Other railroads might attack the proposed use of an independent voting trust designed to protect the integrity of the STB merger review process. Voting trusts are routinely used in railroad mergers, and all the Class I railroads have used voting trusts in their own previous transactions. The key to a successful voting trust is that it be truly independent and that it is structured to avoid prejudging the STB’s thorough review and independent decision-making. 

I publicly criticized a Class I rail merger proposed in 2016 because I was concerned that the voting trust would not have been truly independent nor protect against unlawful, premature control during STB review. The CP/KCS proposed voting trust is a straight-forward, traditional, independent voting trust consisting of one trustee who is a former KCS CEO and extremely well qualified to protect KCS’ interests while respecting the integrity of the STB merger review process. 

There is no question of independence in this case. I am confident that a quick STB staff review of this proposed voting trust will put an end to any serious questions about the voting trust’s independence and structure.

Competing freight railroads might also be tempted to delay the merger review process by trying to influence the STB to use an inapplicable set of merger review rules that were adopted by the STB in 2001 to assist the agency in reviewing mergers involving the largest Class I railroads. KCS was specifically granted a waiver from these 2001 rules because the STB understood that a merger involving KCS (a much smaller railroad than all its Class I competitors) was unlikely to trigger the concerns that motivated the 2001 rules. 

The 2001 STB merger rules that exempted KCS were adopted out of concern that the next proposed merger of the largest Class I railroads would trigger a chain reaction leading to the so-called “final round” of subsequent mergers that would see virtually every major railroad combining with other major competitors to reduce the remaining marketplace for freight rail service to only a handful of railroads. No such concern about a massive wave of rail industry consolidation is presented by the proposed CP/KCS merger.

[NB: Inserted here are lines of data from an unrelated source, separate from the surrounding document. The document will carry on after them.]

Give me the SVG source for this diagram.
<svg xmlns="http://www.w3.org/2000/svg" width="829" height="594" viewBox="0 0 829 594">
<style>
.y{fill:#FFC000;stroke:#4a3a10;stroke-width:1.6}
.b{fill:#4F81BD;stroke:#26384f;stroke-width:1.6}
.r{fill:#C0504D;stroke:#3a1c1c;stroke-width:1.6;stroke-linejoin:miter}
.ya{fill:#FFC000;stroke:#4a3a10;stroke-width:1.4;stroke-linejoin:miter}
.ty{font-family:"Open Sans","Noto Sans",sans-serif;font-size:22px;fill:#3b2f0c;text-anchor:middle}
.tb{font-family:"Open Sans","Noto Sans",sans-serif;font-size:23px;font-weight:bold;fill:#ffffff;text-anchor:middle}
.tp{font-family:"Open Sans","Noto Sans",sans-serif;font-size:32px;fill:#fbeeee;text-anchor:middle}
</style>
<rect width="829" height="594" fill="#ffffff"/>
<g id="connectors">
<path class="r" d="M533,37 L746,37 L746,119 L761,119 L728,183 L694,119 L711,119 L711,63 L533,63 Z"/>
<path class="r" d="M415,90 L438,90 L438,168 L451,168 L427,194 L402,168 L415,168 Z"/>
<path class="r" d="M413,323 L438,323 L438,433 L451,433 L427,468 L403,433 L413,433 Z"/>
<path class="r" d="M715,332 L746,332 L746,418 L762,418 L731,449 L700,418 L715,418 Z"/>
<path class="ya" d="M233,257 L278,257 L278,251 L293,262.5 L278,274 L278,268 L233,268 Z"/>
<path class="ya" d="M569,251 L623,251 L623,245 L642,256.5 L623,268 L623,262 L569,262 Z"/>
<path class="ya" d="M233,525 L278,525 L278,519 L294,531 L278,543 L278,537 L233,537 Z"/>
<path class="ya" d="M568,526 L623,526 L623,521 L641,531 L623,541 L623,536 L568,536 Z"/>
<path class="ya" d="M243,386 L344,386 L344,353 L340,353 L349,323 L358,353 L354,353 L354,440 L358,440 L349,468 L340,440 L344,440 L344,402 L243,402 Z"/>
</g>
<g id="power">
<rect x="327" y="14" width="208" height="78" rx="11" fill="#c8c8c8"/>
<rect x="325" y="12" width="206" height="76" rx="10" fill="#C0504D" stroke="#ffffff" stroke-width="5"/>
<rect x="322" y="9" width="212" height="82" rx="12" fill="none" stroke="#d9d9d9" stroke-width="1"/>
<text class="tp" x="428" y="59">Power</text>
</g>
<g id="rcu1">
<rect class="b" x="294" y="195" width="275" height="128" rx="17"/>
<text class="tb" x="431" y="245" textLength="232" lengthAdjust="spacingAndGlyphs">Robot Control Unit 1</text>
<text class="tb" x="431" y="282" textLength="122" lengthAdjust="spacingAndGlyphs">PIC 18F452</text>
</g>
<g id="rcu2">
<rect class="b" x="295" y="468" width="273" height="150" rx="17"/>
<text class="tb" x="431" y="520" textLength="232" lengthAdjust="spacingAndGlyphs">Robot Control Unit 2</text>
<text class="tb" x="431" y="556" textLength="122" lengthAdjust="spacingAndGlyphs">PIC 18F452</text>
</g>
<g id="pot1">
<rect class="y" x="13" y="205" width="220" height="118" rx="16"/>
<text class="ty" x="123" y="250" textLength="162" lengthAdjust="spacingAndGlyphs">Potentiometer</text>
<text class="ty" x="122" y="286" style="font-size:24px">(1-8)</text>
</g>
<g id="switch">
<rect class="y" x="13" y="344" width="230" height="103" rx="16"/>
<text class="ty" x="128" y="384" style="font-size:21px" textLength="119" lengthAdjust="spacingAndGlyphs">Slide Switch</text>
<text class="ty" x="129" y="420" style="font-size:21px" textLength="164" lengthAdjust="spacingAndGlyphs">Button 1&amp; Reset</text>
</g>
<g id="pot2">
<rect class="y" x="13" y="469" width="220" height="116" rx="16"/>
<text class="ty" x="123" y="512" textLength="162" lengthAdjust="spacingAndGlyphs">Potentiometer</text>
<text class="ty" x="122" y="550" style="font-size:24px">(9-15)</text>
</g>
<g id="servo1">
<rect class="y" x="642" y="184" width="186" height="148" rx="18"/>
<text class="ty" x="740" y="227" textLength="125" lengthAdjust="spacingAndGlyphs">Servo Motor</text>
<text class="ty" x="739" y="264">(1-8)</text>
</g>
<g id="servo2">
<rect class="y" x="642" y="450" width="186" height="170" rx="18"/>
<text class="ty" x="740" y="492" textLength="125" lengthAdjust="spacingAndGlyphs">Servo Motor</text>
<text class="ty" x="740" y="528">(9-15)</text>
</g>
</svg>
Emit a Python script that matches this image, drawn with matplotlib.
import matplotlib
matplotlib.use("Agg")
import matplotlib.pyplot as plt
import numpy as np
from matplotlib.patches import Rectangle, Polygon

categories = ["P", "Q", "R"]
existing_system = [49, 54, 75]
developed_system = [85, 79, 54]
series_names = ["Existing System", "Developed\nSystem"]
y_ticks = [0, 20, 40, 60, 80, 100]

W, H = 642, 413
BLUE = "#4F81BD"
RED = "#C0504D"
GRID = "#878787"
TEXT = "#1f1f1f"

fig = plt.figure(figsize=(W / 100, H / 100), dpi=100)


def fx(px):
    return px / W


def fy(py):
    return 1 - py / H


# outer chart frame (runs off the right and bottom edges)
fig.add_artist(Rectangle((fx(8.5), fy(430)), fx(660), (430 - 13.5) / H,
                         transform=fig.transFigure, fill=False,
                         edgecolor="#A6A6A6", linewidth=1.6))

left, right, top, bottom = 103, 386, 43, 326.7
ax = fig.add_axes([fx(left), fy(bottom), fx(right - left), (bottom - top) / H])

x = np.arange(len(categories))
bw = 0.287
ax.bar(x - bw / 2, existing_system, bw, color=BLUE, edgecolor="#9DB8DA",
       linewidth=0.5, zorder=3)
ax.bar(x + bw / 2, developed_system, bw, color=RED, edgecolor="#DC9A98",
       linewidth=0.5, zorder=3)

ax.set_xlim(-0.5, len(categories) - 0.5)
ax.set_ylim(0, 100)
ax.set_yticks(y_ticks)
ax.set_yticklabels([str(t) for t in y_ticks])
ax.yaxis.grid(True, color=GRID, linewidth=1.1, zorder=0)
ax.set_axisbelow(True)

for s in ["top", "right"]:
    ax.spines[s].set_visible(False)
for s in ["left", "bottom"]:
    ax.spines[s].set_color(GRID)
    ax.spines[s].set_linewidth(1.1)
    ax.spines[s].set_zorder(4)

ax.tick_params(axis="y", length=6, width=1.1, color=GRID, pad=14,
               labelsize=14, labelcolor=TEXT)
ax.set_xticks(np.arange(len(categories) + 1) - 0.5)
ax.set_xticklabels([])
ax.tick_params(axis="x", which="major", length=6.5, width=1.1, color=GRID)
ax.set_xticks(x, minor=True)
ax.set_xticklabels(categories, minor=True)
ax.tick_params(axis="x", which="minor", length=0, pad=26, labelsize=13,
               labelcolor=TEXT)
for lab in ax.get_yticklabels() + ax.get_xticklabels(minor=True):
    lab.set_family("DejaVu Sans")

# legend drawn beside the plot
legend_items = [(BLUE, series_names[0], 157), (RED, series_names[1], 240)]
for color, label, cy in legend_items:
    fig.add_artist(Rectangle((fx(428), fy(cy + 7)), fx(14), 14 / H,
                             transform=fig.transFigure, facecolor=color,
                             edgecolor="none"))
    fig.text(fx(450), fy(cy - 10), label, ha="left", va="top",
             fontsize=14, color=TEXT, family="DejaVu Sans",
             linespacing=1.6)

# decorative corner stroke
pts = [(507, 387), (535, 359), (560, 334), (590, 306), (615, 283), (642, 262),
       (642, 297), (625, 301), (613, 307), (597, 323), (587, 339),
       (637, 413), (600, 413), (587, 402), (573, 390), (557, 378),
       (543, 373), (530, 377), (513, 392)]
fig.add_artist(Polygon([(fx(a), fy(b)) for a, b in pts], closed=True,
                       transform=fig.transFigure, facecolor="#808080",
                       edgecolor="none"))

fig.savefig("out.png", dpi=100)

Given the strong benefits of this transaction, the STB should apply the pre-2001 rules and the traditional “public interest” review standard applicable to a transaction involving KCS—just as it did when a similar transaction, the merger between Canadian National Railway and Illinois Central, was approved in 1998. The STB should be wary of arguments by the largest Class I railroads that the 2001 merger rules should be applied in this case. 

I would expect this transaction to be approved under the new rules as well, which might set a convenient precedent for the biggest railroads to argue for favorable treatment of their own, much larger and more complex mergers to be approved, too. Any such step would, unlike this transaction, indeed be the “final round” of consolidation that has traditionally concerned the STB. 

In sum, any efforts by larger competitors to a CP-KCS network to use the STB merger review process to delay and complicate the proposed CP-KCS merger should be viewed with skepticism.

Charles D. “Chip’” Nottingham is a transportation regulatory attorney who served as Chairman, Vice Chairman and Commissioner of the federal Surface Transportation Board from 2006 to 2011 and is a consultant to Canadian Pacific.